I pulled up his Facebook page, just to see if I could connect. I did, at least to the page of pictures he had posted. He stood several inches taller than when I had last stood beside him three years ago at age thirteen. He had his arms around a pretty dark-haired girl about his age. She looked happy within his embrace.
As happens with grandmothers, it took me back to the day after I’d heard he was on the way. The news still sinking in, I headed to my teaching job. It was like every other day, yet unlike any other day; I was going to be a grandmother.
As I passed the science classroom in the early-morning hush of the school, I poked my head in the door to see if Ms. Hop was in. She was.
Head bent, she was polishing lesson plans, but glanced up when I appeared. “Good morning!” she said in her usual cheery tone.
I stared at her, mute. She looked puzzled. I tried to speak, but my throat seemed to be closing up.
A small, anticipatory smile, “Yes?”
Tears filled my eyes and the look on her face turned to concern. I choked out, “It’s happy news.”
She laughed a bit. “OK.”
I took a deep breath and announced, “I’m going to be a grandmother.”
Her eyebrows shot up; she leapt from her chair and threw her arms around me. “That’s wonderful news! Um, why are you crying?”
I didn’t know then and I’m still not certain. It wasn’t that I felt old; age has never been a concern for me. It wasn’t surprise; my son and his wife were hoping for a child.
Looking back, I think it was the huge life transition that was pulling me along, ready or not. And, silly as it sounds, it was worry about whether I would be a good grandma.
I had told my older sister Nancy about it. Nan loved kids; she had five of her own and had been a grandmother for several years. When I told her my worries, she assured me, “I’ll show you how to be a grandma.” Yet, two weeks after Pauly’s birth, Nan died suddenly of a heart attack. She never got to hold him. I never got to hear her advice on how to be a grandma.
Two weeks after Pauly was born, his maternal grandfather passed away in France. My daughter-in-law flew there to attend his funeral. My son’s job took him far from home almost every day, so I temporarily moved into their apartment to care for Pauly.
His mother had left detailed instructions regarding his newborn care and it came back to me readily. Caught in the whirlwind of bottles and burping, changing diapers and soothing baby tears, often it was early afternoon before I realized I hadn’t gotten dressed or brushed my hair! How wonderful it all was.
One afternoon, after Pauly had been bathed and changed and fed and burped and tucked into tiny navy knit pants with matching socks and a gray knit top with black cartoon squiggles on it, I settled with him into the big rocker in his room. As I eased back, his head fell heavily onto my shoulder, his baby breath soft on my neck. Little feet dangled against me, and tiny hands rested on my shoulder, unmoving, yet seeming to claim me for his own. Lids closed heavily over baby blues, pudgy cheeks pursed tiny lips, in perfect peace.

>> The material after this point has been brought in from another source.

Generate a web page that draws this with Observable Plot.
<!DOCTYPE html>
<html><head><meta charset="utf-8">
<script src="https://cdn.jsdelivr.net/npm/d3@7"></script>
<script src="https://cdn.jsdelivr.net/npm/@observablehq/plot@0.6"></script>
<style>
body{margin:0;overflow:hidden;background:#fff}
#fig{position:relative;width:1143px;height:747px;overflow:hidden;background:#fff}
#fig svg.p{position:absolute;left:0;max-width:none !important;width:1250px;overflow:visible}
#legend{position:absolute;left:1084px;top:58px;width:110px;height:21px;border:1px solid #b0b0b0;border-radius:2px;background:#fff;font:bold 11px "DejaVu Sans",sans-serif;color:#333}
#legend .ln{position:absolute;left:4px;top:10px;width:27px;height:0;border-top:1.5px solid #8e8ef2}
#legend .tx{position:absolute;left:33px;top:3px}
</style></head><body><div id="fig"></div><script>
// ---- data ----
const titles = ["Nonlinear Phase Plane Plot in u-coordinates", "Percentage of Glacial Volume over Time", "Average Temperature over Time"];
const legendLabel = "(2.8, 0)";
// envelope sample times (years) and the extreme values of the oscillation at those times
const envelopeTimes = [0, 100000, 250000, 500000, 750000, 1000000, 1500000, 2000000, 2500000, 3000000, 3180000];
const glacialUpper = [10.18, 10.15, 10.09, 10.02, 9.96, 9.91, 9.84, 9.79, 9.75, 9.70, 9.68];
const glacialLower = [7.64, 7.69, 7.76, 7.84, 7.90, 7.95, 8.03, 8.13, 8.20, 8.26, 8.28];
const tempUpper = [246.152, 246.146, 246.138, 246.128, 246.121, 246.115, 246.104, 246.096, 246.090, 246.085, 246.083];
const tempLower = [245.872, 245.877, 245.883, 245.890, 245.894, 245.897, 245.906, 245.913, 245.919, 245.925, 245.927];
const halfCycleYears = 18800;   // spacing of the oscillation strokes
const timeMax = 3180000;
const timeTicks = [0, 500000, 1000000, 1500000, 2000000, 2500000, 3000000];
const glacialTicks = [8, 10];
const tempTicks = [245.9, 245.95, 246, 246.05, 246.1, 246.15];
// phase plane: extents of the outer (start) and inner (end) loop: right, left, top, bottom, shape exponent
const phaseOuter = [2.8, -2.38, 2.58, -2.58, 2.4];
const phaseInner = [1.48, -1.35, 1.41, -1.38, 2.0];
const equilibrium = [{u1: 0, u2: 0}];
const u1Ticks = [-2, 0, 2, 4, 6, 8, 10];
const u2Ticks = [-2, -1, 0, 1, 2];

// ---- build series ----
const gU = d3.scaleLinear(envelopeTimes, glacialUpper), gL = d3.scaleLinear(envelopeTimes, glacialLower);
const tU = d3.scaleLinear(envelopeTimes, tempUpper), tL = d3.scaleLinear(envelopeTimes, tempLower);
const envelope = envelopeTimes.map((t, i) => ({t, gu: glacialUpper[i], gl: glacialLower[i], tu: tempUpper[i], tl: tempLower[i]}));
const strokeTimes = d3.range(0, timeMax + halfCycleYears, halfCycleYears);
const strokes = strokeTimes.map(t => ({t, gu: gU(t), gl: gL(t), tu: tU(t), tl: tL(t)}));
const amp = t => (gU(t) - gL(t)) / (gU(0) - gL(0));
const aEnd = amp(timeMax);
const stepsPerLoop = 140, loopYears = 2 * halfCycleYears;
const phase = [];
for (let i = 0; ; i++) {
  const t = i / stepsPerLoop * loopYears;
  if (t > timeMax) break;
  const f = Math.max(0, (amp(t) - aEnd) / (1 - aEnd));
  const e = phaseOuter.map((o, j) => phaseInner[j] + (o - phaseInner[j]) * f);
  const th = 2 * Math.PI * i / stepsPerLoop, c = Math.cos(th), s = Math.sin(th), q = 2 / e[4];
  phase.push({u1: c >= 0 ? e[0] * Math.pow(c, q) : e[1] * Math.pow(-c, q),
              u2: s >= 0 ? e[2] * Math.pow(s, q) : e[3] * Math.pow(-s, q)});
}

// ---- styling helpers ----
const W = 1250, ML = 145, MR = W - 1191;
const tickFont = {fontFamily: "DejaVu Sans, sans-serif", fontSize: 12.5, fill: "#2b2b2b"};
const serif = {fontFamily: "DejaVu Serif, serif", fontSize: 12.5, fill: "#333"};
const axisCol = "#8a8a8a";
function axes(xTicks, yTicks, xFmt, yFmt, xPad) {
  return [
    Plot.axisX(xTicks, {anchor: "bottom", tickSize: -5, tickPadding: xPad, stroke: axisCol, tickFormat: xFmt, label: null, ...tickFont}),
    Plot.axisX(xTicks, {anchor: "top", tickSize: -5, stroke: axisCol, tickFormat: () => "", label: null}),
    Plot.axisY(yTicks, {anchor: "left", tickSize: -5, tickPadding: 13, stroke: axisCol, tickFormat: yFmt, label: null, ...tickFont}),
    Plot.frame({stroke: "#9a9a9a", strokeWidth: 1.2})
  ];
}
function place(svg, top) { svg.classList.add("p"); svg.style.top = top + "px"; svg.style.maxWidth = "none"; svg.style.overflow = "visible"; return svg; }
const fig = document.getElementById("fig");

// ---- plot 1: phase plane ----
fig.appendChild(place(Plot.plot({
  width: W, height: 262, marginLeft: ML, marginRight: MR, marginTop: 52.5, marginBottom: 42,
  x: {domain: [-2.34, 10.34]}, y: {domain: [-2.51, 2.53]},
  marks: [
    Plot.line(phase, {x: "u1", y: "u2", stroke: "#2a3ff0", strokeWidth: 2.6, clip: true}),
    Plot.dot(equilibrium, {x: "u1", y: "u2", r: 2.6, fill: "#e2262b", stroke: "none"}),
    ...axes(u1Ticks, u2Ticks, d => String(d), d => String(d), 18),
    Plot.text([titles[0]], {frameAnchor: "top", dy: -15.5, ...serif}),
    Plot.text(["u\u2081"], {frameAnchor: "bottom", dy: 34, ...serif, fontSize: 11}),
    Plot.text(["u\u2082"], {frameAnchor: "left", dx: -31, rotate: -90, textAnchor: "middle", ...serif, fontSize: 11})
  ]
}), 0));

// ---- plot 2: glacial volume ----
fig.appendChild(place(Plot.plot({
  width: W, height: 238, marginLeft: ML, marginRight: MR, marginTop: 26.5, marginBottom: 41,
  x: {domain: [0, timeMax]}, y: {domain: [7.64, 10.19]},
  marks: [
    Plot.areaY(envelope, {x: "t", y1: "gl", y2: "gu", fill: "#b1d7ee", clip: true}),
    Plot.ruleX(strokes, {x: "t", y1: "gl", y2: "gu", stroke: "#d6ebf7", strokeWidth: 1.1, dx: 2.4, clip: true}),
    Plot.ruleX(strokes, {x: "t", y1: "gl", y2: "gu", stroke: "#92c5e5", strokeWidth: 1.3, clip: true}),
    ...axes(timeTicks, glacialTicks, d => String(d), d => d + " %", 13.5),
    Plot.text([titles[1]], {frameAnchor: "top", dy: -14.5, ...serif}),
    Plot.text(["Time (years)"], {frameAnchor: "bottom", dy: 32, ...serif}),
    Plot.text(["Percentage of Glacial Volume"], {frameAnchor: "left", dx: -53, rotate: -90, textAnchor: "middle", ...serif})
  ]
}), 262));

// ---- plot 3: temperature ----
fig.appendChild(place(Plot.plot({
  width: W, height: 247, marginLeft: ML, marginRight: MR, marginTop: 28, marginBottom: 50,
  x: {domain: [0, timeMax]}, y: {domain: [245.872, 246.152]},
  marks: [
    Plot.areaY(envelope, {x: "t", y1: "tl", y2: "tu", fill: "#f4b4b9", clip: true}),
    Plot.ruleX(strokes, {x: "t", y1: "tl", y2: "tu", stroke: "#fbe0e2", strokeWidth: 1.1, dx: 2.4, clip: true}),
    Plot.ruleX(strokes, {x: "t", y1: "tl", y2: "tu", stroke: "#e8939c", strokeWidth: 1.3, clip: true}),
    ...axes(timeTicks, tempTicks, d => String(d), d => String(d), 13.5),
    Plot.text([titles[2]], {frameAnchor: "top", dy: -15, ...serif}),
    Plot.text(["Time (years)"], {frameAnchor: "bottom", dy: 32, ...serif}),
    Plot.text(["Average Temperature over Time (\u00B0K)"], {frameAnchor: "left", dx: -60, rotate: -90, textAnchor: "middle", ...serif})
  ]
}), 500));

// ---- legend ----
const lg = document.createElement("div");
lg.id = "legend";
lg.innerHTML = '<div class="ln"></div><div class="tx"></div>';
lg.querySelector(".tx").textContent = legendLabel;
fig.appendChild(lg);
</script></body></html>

As I gently rocked, my brain flashed onto auto-pilot. I should put him in his crib so I could do laundry and dishes and empty trash and brush my teeth.
Then something odd happened. Something that had never occurred to me when I was a new mother. I realized I didn’t have to do any of those things. They would all get done eventually, but I may never again have a chance to cradle my grandson, soft and warm, collapsed on my shoulder, as if it would always be his favorite place in the world. I knew I shouldn’t do anything but stay exactly where I am and love him.
Way too soon, he’d be crawling, then walking, then running through his life toward school and girlfriends and career. But at this moment, with his mother and father so far away, with a grandfather and aunt he would never know, with laundry and dirty dishes and burgeoning trash baskets, it was just Pauly and me.
Just as I suspected, the years flew by. I don’t see Pauly or his family anymore. Sometimes things just happen to divide a family. I may never see him again. But I will always have that afternoon when Pauly laid his head so contentedly on my shoulder.